While the above policy detail is significant in its own right, it highlights emerging political analysis. First, the arbitrary dichotomy between so-called hard and soft powers is becoming apparent. In elaborating his transport policies, Burnham links his plan to such inter-related issues as improving air quality, enhancing inclusion by improving accessibility, the location of new house building, the attraction of business investment and the accessibility of skills provision for young people and adults. While rough-sleeping is more self-contained, it links partially to homelessness and, in turn, the need to build new and affordable homes in the right places.

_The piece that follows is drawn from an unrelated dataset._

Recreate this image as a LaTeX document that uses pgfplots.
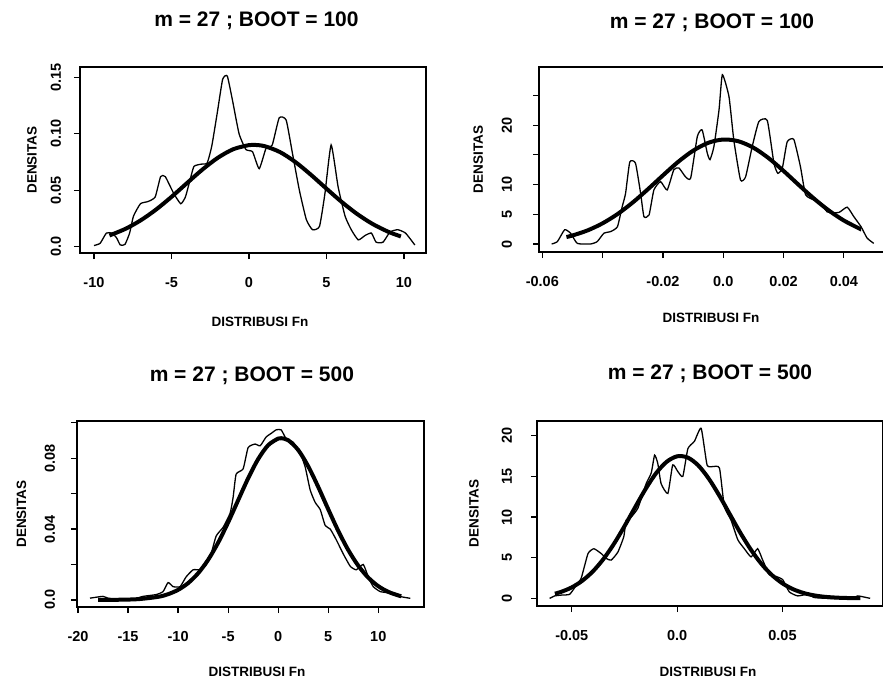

Both transport and rough-sleeping exemplify the joint working which is coming to characterise city-region devolution. To the extent that tackling rough-sleeping is a soft power, the metro-mayors must be active in building relationships if they are to make progress. Burnham has had to work with an array of partners – the local authorities who do have some of the responsibilities and hard powers in this area, housing providers, charities, business, the emergency services, the NHS and the public – to address this issue.

Although transport is a hard power, it is apparent that other actors intervene in the process. The members of the respective combined authority cabinets have preferences as their council districts are affected, the co-operation of the locally based private bus companies and, in the case of trains, the metro-mayors have no direct authority over the train companies. It also emerges in the public question-times held by the metro-mayors that the public have preferences which need to be accommodated. Both the so-called hard power over transport policy and the soft power over rough-sleeping reveal a policy network, although both metro-mayors are exploiting the strategic oversight which their public profile provides to promote their respective visions.

Finally, as Labour metro-mayors both are notably affected by their political values. Their choice to focus on rough-sleeping, despite having no formal powers in this area, points to ideological preference.  Similarly, with regard to transport, they are offering not just pragmatic solutions to the problems of the transport network, but express a commitment to developing integrated transport networks in which the public interest prevails over private profit. Both are interventionist rather than market-orientated. Yet, both have to work with a Conservative central government. The centrality of the Treasury is evident as both in Greater Manchester and Liverpool City Region there is as much effort required to influence central government to obtain the required resources. Burnham noted that ‘for each person we take off the street, universal credit puts two more on’. A sober reminder that central state policy and funding priorities can jeopardise achievements at the local level regardless of metro-mayoral commitments.